United States v. Reyes

SUMMARY ORDER

Defendant-Appellant Juan Matos Reyes appeals from a judgment of conviction entered by the United States District Court for the Southern District of New York (Chin, /.) on December 2, 2005. Reyes was convicted, after pleading guilty pursuant to a cooperation agreement, to a five-count superseding indictment charging him with conspiracy to commit murder for hire, in violation of 18 U.S.C. § 1958, the substantive offense of murder for hire, in violation of 18 U.S.C. §§ 1958 and 2, conspiracy to distribute heroin and cocaine, in violation of 21 U.S.C. § 846, using and carrying firearms during and in relation to drug trafficking crimes, in violation of 18 U.S.C. §§ 924(c) and 2, and perjury, in violation of 18 U.S.C. § 1621. The Guidelines recommend a sentence of life imprisonment for these counts of conviction; however, the district court granted the government’s motion for a downward departure pursuant to U.S.S.G. § 5K1.1 based on Reyes’s substantial assistance. The district court sentenced Reyes principally to an aggregate term of 144 months’ imprisonment. We assume the parties’ familiarity with the underlying facts, the procedural history, and the issues presented for review.

Reyes argues that the district court failed to provide a written statement of reasons for imposing a non-Guidelines sentence and therefore ran afoul of 18 U.S.C. § 3553(c)(2). Not so. The judgment indicated that the below-Guidelines sentence was imposed pursuant to U.S.S.G. § 5K1.1, “based on the defendant’s substantial assistance.” That statement — itself adequate under § 3553(c)(2) — supplemented the extensive explanation for the 144-month sentence given by the district court at Reyes’s sentencing hearing.

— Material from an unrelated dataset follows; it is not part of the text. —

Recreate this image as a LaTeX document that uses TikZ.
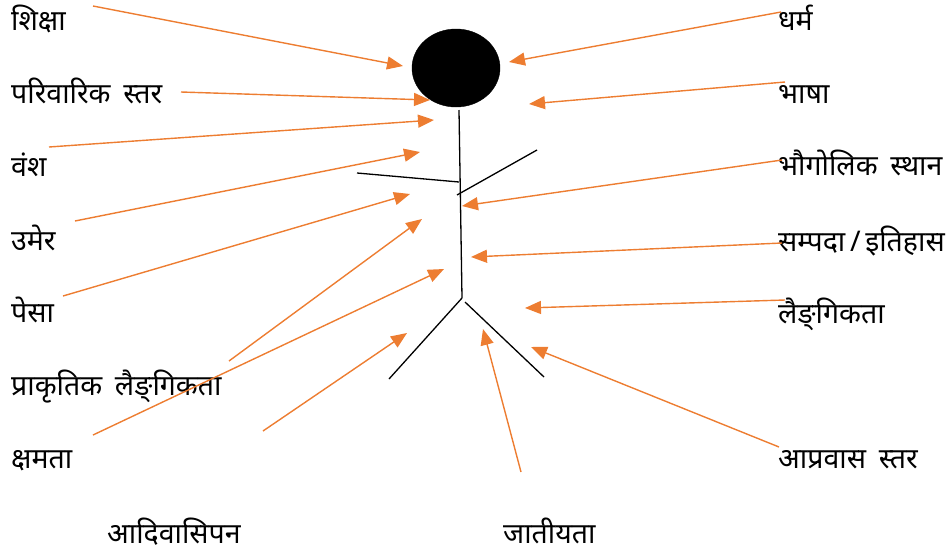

Reyes also argues that the 144-month sentence is substantively unreasonable in light of his considerable cooperation with the government. This is nothing more than a challenge to the extent of the district court’s downward departure under § 5K1.1, which we lack jurisdiction to review. See United States v. Hargrett, 156 F.3d 447, 450 (2d Cir.1998) (“Section 3742(a) does not generally confer jurisdiction on courts of appeals to review a district court’s refusal to grant a downward departure or the extent of any downward departure that is granted.”).

For the reasons set forth above, the judgment of the district court is hereby AFFIRMED.